Question

How do you estimate the area under the graph of `y=2x^3+4x` from 0 to 3 using 4 approximating rectangles of equal width and right endpoints?

Answer 1

Dividing the width `0` to `3` into `4` rectangles of equal width
implies that each rectangle will have a width of `3/4`.
(This would have been so much easier with `3` rectangles).

The `1st` rectangle will have
Left Edge at `x=0` and Right Edge at `x=3/4`
with corresponding `y` values of Left y `= 0` and Right y `= 3.84`
(plugging the x Left and Right Edge values into the given formula to obtain the y Left and Right values).

...and so on for the `2nd`, `3rd`, and `4th` rectangles with corresponding Right y values of `12.75`, `31.78`, and `66`
(it's only the Right y values that of interest to us in this case).

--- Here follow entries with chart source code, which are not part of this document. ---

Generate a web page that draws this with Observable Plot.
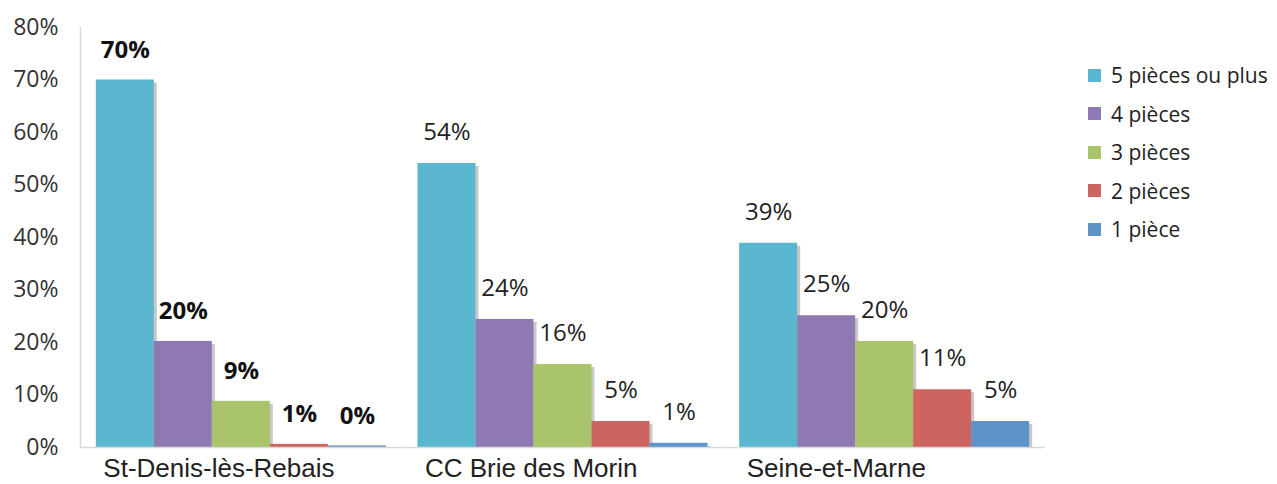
<!DOCTYPE html>
<html><head><meta charset="utf-8">
<script src="https://cdn.jsdelivr.net/npm/d3@7"></script>
<script src="https://cdn.jsdelivr.net/npm/@observablehq/plot@0.6"></script>
<style>
body{margin:0;background:#fff;font-family:"Open Sans",sans-serif;}
#wrap{position:relative;width:1277px;height:484px;}
#legend{position:absolute;left:1088px;top:56px;font-size:21px;color:#222;}
#legend .row{display:flex;align-items:center;height:38.5px;white-space:nowrap;}
#legend .sw{width:13px;height:13px;margin-right:10px;}
</style></head>
<body><div id="wrap"><div id="chart"></div><div id="legend"></div></div>
<script>
const groups = ["St-Denis-lès-Rebais", "CC Brie des Morin", "Seine-et-Marne"];
const types = ["5 pièces ou plus", "4 pièces", "3 pièces", "2 pièces", "1 pièce"];
const colors = ["#5bb7d0", "#8f79b3", "#a9c46b", "#cd6460", "#5e93c9"];
const stDenis = [70, 20.2, 8.8, 0.6, 0.3];
const brie = [54.1, 24.4, 15.8, 4.95, 0.8];
const seine = [38.9, 25.1, 20.2, 11.0, 4.95];
const yTicks = [0, 10, 20, 30, 40, 50, 60, 70, 80];

const series = [stDenis, brie, seine];
const data = [];
groups.forEach((g, gi) => types.forEach((t, ti) => data.push({group: g, type: t, value: series[gi][ti]})));
const fmt = v => Math.round(v) + "%";

const chart = Plot.plot({
  width: 1277, height: 484,
  marginLeft: 80, marginRight: 232, marginTop: 27, marginBottom: 37,
  style: {fontFamily: "'Open Sans', sans-serif", color: "#222", background: "#fff"},
  fx: {domain: groups, padding: 0, round: false, label: null},
  x: {domain: types, paddingInner: 0, paddingOuter: 0.273, round: false, axis: null},
  y: {domain: [0, 80], axis: null},
  color: {domain: types, range: colors},
  marks: [
    Plot.barY(data, {fx: "group", x: "type", y: "value", fill: "#c8c8c8", dx: 3, insetTop: 3, inset: 0}),
    Plot.barY(data, {fx: "group", x: "type", y: "value", fill: "type", inset: 0}),
    Plot.ruleY([0], {stroke: "#d9d9d9", strokeWidth: 1.5}),
    Plot.frame({anchor: "left", stroke: "#d9d9d9", strokeWidth: 1.5, facetAnchor: "left"}),
    Plot.text(data.filter(d => d.group === groups[0]), {fx: "group", x: "type", y: "value", text: d => fmt(d.value), dy: -30, fontSize: 24, fontWeight: "bold", fill: "#111"}),
    Plot.text(data.filter(d => d.group !== groups[0]), {fx: "group", x: "type", y: "value", text: d => fmt(d.value), dy: -31, fontSize: 24, fill: "#222"}),
    Plot.axisY(yTicks, {anchor: "left", tickSize: 0, tickPadding: 22, tickFormat: d => d + "%", fontSize: 23, fill: "#333", label: null}),
    Plot.axisFx({anchor: "bottom", tickSize: 0, tickPadding: 11, fontSize: 26, fontFamily: "'Liberation Sans', Arial, sans-serif", fill: "#222", textAnchor: "start", dx: -138, label: null})
  ]
});
document.getElementById("chart").appendChild(chart);

const legend = document.getElementById("legend");
types.forEach((t, i) => {
  const row = document.createElement("div"); row.className = "row";
  const sw = document.createElement("div"); sw.className = "sw"; sw.style.background = colors[i];
  const lab = document.createElement("span"); lab.textContent = t;
  row.appendChild(sw); row.appendChild(lab); legend.appendChild(row);
});
</script></body></html>
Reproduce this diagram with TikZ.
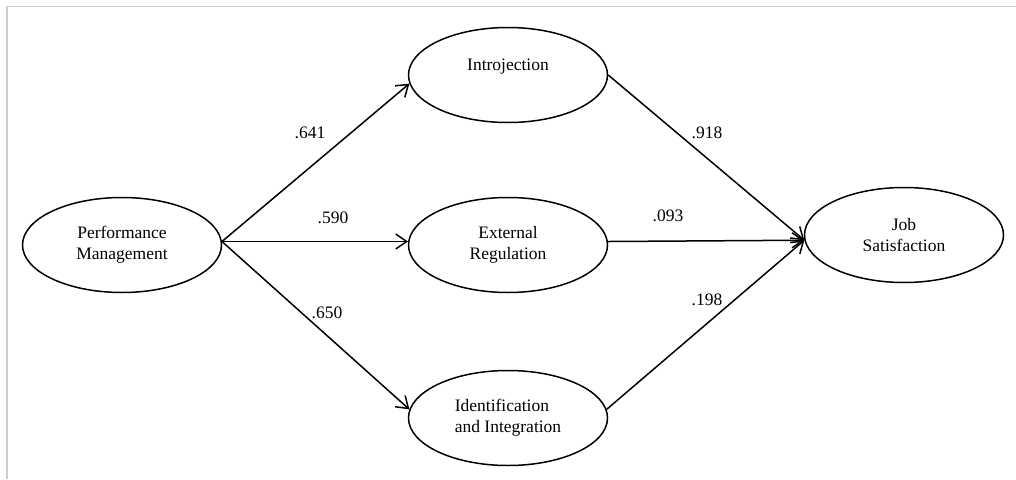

The areas of the 4 rectangles (using the Right endpoints) are
`3/4 xx 3.84`,
`3/4 xx 12.75`,
`3/4 xx 31.78`, and
`3/4 xx 66`

Giving at total area of
`2.88 + 9.56 + 23.84 + 49.50`
`=85.78`

(Note that the graph is representational and not accurate, and that all calculations are only carried out to 2 significant places to the right of the decimal point).